SUPER POSTMODERN

2010 — 2011

Princeton University Master of Architecture Thesis

Advisor: Jesse Reiser

Instructor: Elizabeth Diller

Assistance: John Murphey, Toshiki Hirano, Dana McKinney, Nasra Nimaga, Nushelle de Silva, Jean Choi, Razvan Ghilic-Micu, Sanjay Sukie, Patrick Tierney, Silan Yip

Humanist architectural theory utilized tonal ratios and proportional systems based on Plato's account of universal harmony in the Timaeus, and Pythagoras' demonstration of music's mathematical order. Rudolf Wittkower explained that this basis raised architecture from métier to transcendental art.
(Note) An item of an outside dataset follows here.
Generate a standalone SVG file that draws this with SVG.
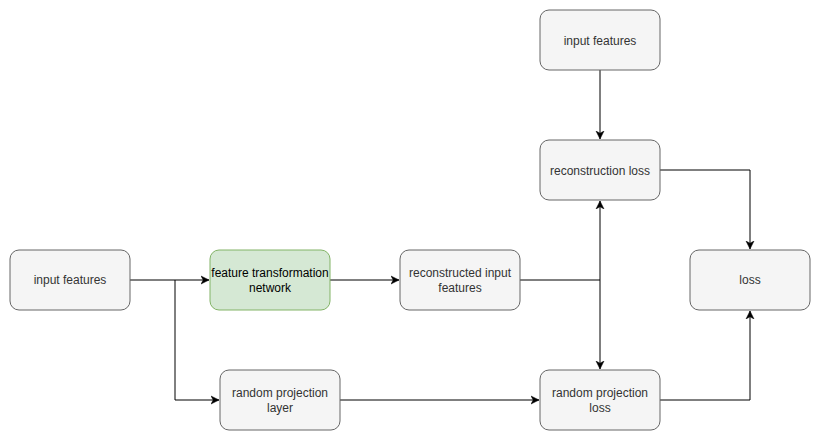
<svg xmlns="http://www.w3.org/2000/svg" width="821" height="441" viewBox="0 0 821 441">
<style>
.n rect{fill:#f5f5f5;stroke:#666666;stroke-width:1}
.g rect{fill:#d5e8d4;stroke:#82b366;stroke-width:1}
text{font-family:"Liberation Sans",Arial,Helvetica,sans-serif;font-size:12px;fill:#333333;text-anchor:middle}
.g text{fill:#000000}
.c path{fill:none;stroke:#000000;stroke-width:1;marker-end:url(#a)}
</style>
<defs>
<marker id="a" markerUnits="userSpaceOnUse" markerWidth="10" markerHeight="10" refX="8" refY="4" orient="auto" viewBox="0 0 10 8">
<path d="M0,0 L8,4 L0,8 L2.2,4 Z" fill="#000000" stroke="#000000" stroke-width="0.5"/>
</marker>
</defs>
<rect width="821" height="441" fill="#ffffff"/>
<g class="c">
<path d="M130,280 L209,280"/>
<path d="M175,280 L175,400 L219,400"/>
<path d="M330,280 L399,280"/>
<path d="M520,280 L600,280 L600,201"/>
<path d="M600,280 L600,369"/>
<path d="M600,70 L600,139"/>
<path d="M660,170 L750,170 L750,249"/>
<path d="M340,400 L539,400"/>
<path d="M660,400 L750,400 L750,311"/>
</g>
<g id="input1" class="n"><rect x="10" y="250" width="120" height="60" rx="9"/><text x="70" y="284">input features</text></g>
<g id="ftn" class="g"><rect x="210" y="250" width="120" height="60" rx="9"/><text x="270" y="277">feature transformation</text><text x="270" y="292">network</text></g>
<g id="recon" class="n"><rect x="400" y="250" width="120" height="60" rx="9"/><text x="460" y="277">reconstructed input</text><text x="460" y="292">features</text></g>
<g id="input2" class="n"><rect x="540" y="10" width="120" height="60" rx="9"/><text x="600" y="45">input features</text></g>
<g id="rloss" class="n"><rect x="540" y="140" width="120" height="60" rx="9"/><text x="600" y="175">reconstruction loss</text></g>
<g id="loss" class="n"><rect x="690" y="250" width="120" height="60" rx="9"/><text x="750" y="284">loss</text></g>
<g id="rpl" class="n"><rect x="220" y="370" width="120" height="60" rx="9"/><text x="280" y="397">random projection</text><text x="280" y="412">layer</text></g>
<g id="rploss" class="n"><rect x="540" y="370" width="120" height="60" rx="9"/><text x="600" y="397">random projection</text><text x="600" y="412">loss</text></g>
</svg>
In light of the Postmodern erasure of stable meanings and contemporary research in Novel Tectonics, noise's capacity to become music using simple and sharp geometry alongside complex and smooth formal systems is examined. Going beyond proportions and ratios is necessary since Humanist concepts eroded from Baroque onward, starting with polyphonic fugal and canonic innovations. These insights guide the effort to alternate between the blur of noise and the focus of music using a tectonic arrangement of geometry.

Examining the oscillations inherent in the binary opposition of noise/music, the notational details are based on variations of the cubic form. A simple expression of complex thought.

This theory is demonstrated with a new World Trade Center Memorial. The cubic variations symbolize multiple meanings, congruent and contradictory, using formal abstraction.